>> START GIVEN INFORMATION

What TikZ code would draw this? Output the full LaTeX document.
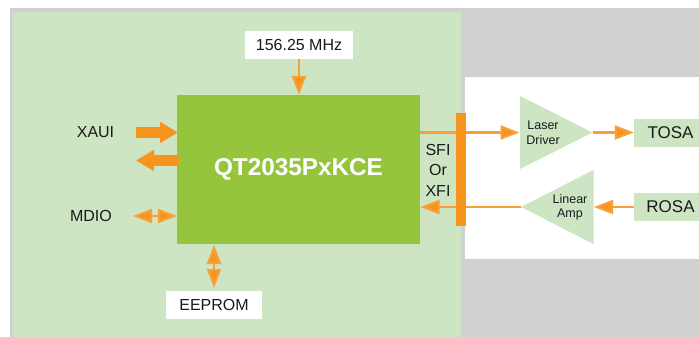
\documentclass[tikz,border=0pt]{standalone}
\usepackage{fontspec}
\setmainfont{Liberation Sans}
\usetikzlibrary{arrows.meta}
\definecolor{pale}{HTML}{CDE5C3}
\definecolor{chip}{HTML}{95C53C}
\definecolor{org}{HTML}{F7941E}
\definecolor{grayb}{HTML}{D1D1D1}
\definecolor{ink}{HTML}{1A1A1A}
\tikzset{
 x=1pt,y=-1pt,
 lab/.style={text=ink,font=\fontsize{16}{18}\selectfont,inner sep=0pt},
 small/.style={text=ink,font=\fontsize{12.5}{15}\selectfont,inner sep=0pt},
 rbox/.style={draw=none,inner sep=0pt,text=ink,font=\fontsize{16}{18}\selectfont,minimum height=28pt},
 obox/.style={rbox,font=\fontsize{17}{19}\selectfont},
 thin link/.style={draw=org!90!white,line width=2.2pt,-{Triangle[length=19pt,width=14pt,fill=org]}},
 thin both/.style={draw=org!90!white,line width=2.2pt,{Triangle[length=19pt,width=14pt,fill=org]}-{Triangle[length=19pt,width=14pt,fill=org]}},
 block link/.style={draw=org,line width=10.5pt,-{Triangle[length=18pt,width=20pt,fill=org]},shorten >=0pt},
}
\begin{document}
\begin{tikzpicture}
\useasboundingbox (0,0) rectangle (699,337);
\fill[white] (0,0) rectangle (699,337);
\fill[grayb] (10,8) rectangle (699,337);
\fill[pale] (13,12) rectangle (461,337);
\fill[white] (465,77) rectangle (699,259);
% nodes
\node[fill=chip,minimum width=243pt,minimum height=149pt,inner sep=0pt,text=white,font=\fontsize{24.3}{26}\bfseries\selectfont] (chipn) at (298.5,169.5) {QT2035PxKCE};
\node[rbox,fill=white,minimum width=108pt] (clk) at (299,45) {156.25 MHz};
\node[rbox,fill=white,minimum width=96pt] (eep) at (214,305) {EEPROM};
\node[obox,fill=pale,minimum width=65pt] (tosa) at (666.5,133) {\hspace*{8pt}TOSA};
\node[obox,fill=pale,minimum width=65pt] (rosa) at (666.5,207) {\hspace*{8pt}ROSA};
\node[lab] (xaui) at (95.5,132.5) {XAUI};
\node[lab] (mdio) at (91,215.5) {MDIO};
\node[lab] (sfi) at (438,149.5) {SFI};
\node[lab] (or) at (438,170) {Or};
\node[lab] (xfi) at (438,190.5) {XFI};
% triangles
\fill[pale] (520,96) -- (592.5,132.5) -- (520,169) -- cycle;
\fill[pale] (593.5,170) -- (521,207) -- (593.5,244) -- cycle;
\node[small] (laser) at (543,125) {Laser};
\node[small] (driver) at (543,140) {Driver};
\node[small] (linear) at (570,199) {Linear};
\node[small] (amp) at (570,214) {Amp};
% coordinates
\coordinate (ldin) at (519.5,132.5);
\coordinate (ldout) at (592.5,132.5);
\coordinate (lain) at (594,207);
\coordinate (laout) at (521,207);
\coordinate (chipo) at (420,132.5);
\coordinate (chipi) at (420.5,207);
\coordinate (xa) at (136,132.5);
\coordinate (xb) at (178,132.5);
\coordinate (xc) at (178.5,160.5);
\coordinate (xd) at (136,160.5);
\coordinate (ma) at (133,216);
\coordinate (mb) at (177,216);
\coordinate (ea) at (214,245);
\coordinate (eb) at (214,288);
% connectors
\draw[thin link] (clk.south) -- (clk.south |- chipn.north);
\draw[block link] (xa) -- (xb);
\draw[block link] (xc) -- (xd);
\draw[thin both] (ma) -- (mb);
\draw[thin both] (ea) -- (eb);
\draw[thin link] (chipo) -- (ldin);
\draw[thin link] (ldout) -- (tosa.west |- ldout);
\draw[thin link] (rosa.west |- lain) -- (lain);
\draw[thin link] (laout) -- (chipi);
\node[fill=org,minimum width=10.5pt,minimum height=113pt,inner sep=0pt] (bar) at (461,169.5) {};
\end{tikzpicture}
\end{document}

>> END GIVEN INFORMATION

### WHAT THE TASK ASKS
All the lines above are to be reproduced exactly, except the pictures.

### ANSWER TO THIS TASK
What TikZ code would draw this? Output the full LaTeX document.
\documentclass[tikz,border=0pt]{standalone}
\usepackage{fontspec}
\setmainfont{Liberation Sans}
\usetikzlibrary{arrows.meta}
\definecolor{pale}{HTML}{CDE5C3}
\definecolor{chip}{HTML}{95C53C}
\definecolor{org}{HTML}{F7941E}
\definecolor{grayb}{HTML}{D1D1D1}
\definecolor{ink}{HTML}{1A1A1A}
\tikzset{
 x=1pt,y=-1pt,
 lab/.style={text=ink,font=\fontsize{16}{18}\selectfont,inner sep=0pt},
 small/.style={text=ink,font=\fontsize{12.5}{15}\selectfont,inner sep=0pt},
 rbox/.style={draw=none,inner sep=0pt,text=ink,font=\fontsize{16}{18}\selectfont,minimum height=28pt},
 obox/.style={rbox,font=\fontsize{17}{19}\selectfont},
 thin link/.style={draw=org!90!white,line width=2.2pt,-{Triangle[length=19pt,width=14pt,fill=org]}},
 thin both/.style={draw=org!90!white,line width=2.2pt,{Triangle[length=19pt,width=14pt,fill=org]}-{Triangle[length=19pt,width=14pt,fill=org]}},
 block link/.style={draw=org,line width=10.5pt,-{Triangle[length=18pt,width=20pt,fill=org]},shorten >=0pt},
}
\begin{document}
\begin{tikzpicture}
\useasboundingbox (0,0) rectangle (699,337);
\fill[white] (0,0) rectangle (699,337);
\fill[grayb] (10,8) rectangle (699,337);
\fill[pale] (13,12) rectangle (461,337);
\fill[white] (465,77) rectangle (699,259);
% nodes
\node[fill=chip,minimum width=243pt,minimum height=149pt,inner sep=0pt,text=white,font=\fontsize{24.3}{26}\bfseries\selectfont] (chipn) at (298.5,169.5) {QT2035PxKCE};
\node[rbox,fill=white,minimum width=108pt] (clk) at (299,45) {156.25 MHz};
\node[rbox,fill=white,minimum width=96pt] (eep) at (214,305) {EEPROM};
\node[obox,fill=pale,minimum width=65pt] (tosa) at (666.5,133) {\hspace*{8pt}TOSA};
\node[obox,fill=pale,minimum width=65pt] (rosa) at (666.5,207) {\hspace*{8pt}ROSA};
\node[lab] (xaui) at (95.5,132.5) {XAUI};
\node[lab] (mdio) at (91,215.5) {MDIO};
\node[lab] (sfi) at (438,149.5) {SFI};
\node[lab] (or) at (438,170) {Or};
\node[lab] (xfi) at (438,190.5) {XFI};
% triangles
\fill[pale] (520,96) -- (592.5,132.5) -- (520,169) -- cycle;
\fill[pale] (593.5,170) -- (521,207) -- (593.5,244) -- cycle;
\node[small] (laser) at (543,125) {Laser};
\node[small] (driver) at (543,140) {Driver};
\node[small] (linear) at (570,199) {Linear};
\node[small] (amp) at (570,214) {Amp};
% coordinates
\coordinate (ldin) at (519.5,132.5);
\coordinate (ldout) at (592.5,132.5);
\coordinate (lain) at (594,207);
\coordinate (laout) at (521,207);
\coordinate (chipo) at (420,132.5);
\coordinate (chipi) at (420.5,207);
\coordinate (xa) at (136,132.5);
\coordinate (xb) at (178,132.5);
\coordinate (xc) at (178.5,160.5);
\coordinate (xd) at (136,160.5);
\coordinate (ma) at (133,216);
\coordinate (mb) at (177,216);
\coordinate (ea) at (214,245);
\coordinate (eb) at (214,288);
% connectors
\draw[thin link] (clk.south) -- (clk.south |- chipn.north);
\draw[block link] (xa) -- (xb);
\draw[block link] (xc) -- (xd);
\draw[thin both] (ma) -- (mb);
\draw[thin both] (ea) -- (eb);
\draw[thin link] (chipo) -- (ldin);
\draw[thin link] (ldout) -- (tosa.west |- ldout);
\draw[thin link] (rosa.west |- lain) -- (lain);
\draw[thin link] (laout) -- (chipi);
\node[fill=org,minimum width=10.5pt,minimum height=113pt,inner sep=0pt] (bar) at (461,169.5) {};
\end{tikzpicture}
\end{document}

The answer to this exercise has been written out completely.